Graeme explained to me the processes of deinterlacing, the tools available to do it and what to expect – it is akin to going somewhere towards re-creating a film look on video (which in my mind is no bad thing). I promptly went to nattress.com and bought the film look filter set that Graeme has developed and will now be using that with all of the Summer School clips.

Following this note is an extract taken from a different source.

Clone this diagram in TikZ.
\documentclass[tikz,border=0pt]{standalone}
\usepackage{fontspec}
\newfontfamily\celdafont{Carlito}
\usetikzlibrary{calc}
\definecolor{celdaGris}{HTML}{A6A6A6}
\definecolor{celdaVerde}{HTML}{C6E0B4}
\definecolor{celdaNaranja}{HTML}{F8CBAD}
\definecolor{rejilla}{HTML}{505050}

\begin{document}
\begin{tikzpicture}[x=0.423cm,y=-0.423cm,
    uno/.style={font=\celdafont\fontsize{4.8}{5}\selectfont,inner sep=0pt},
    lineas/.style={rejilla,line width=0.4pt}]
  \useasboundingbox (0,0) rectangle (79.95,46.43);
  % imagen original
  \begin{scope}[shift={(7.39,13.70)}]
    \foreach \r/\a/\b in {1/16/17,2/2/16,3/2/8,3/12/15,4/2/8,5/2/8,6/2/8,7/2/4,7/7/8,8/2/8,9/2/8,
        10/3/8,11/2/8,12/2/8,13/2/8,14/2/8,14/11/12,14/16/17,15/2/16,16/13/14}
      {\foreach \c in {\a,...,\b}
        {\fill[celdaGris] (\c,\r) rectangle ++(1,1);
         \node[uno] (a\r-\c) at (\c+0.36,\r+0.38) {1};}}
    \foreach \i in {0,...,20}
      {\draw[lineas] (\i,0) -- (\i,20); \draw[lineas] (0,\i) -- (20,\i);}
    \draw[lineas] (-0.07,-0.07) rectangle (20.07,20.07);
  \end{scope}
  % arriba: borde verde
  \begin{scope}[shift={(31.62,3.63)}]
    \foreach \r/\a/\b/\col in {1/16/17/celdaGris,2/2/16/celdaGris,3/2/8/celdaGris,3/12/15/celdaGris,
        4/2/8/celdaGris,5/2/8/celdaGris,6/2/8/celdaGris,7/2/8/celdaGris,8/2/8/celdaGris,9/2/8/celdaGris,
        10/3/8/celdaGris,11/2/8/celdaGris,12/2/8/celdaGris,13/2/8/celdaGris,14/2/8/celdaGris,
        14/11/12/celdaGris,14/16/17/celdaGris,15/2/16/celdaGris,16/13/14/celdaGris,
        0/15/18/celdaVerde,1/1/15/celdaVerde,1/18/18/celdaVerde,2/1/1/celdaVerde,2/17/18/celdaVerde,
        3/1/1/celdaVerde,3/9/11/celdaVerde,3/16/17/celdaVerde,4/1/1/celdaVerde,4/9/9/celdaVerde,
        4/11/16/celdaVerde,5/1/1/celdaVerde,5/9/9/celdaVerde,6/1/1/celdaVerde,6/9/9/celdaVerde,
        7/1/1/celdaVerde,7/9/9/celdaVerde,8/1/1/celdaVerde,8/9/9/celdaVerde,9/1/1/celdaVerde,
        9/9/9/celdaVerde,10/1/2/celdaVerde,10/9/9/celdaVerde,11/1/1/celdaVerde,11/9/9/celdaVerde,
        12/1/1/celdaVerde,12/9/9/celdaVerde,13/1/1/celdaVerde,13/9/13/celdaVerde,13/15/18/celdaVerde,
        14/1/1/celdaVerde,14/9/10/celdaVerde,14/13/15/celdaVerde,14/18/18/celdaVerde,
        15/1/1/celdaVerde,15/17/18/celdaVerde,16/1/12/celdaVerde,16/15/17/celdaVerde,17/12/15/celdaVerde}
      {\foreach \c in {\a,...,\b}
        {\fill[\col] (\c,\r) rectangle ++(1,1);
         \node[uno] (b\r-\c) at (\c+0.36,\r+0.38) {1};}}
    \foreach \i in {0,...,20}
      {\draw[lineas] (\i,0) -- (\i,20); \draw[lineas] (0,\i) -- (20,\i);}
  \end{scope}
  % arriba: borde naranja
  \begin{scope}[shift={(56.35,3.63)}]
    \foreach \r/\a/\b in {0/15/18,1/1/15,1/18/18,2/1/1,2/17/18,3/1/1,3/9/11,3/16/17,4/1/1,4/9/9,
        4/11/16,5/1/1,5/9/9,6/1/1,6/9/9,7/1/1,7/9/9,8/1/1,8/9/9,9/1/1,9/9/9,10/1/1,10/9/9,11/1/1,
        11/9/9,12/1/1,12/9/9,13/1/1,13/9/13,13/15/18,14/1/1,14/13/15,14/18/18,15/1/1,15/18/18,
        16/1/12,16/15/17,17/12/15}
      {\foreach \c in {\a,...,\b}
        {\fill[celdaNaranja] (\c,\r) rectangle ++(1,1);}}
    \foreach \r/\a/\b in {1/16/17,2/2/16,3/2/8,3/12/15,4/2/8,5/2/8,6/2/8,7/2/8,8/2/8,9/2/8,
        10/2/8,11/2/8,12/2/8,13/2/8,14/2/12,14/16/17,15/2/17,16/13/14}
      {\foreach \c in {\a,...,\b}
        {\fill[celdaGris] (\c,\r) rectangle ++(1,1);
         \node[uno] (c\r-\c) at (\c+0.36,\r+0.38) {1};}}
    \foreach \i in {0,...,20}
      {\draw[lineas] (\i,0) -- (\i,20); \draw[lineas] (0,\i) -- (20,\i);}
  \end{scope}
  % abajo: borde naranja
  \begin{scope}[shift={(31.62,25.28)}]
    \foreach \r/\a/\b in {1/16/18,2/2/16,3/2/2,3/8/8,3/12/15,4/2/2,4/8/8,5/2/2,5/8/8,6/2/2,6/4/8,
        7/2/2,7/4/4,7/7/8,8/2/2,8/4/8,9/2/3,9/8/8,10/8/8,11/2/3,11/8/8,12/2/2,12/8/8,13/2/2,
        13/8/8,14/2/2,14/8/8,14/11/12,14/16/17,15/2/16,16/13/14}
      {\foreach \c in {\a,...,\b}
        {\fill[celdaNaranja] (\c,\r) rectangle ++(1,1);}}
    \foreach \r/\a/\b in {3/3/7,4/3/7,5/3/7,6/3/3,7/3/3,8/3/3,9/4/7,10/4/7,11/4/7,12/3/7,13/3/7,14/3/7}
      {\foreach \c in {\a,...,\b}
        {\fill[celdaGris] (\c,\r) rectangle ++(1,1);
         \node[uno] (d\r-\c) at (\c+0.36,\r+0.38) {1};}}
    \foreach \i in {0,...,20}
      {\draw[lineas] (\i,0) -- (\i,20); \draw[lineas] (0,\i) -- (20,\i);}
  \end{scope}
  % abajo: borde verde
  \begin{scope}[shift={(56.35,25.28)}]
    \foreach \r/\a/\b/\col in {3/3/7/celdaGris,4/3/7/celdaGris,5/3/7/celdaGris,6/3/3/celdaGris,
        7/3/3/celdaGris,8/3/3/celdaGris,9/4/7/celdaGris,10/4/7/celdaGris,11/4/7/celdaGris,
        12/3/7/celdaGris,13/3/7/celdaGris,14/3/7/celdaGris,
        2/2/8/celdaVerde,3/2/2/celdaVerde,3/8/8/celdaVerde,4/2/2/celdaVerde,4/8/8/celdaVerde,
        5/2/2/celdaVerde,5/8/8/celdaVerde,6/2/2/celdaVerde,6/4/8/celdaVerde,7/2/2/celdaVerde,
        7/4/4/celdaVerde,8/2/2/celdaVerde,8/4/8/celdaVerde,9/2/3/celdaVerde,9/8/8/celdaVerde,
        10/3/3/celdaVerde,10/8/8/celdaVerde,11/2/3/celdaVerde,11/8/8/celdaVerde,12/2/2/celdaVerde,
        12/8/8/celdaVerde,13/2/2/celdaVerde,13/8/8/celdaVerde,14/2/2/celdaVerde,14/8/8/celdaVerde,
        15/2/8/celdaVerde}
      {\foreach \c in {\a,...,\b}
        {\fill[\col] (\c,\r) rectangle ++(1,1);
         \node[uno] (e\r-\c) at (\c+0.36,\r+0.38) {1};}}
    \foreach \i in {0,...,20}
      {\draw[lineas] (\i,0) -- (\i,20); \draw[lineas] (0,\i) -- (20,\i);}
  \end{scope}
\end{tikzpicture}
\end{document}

The major down side of all this comes when we go to encode the footage to MPEG2. We are fortunate to have a decent enough hardware encoder (Mediapress Pro from Wired Inc) which works in real time from an output on the camera. However, deinterlacing the footage in Final Cut and then printing it back to a tape on a DV camera re-interlaces it.. D’oh! We can’t then use real time hardware encoding unless I can find a way to go to a camera or deck without the interlace. Instead, we have to go for a QuickTime transcode from DV to MPEG2 – the quality is outstanding, but the time… about 5:1 (which is better than the approximate 10:1 we would get through software alone).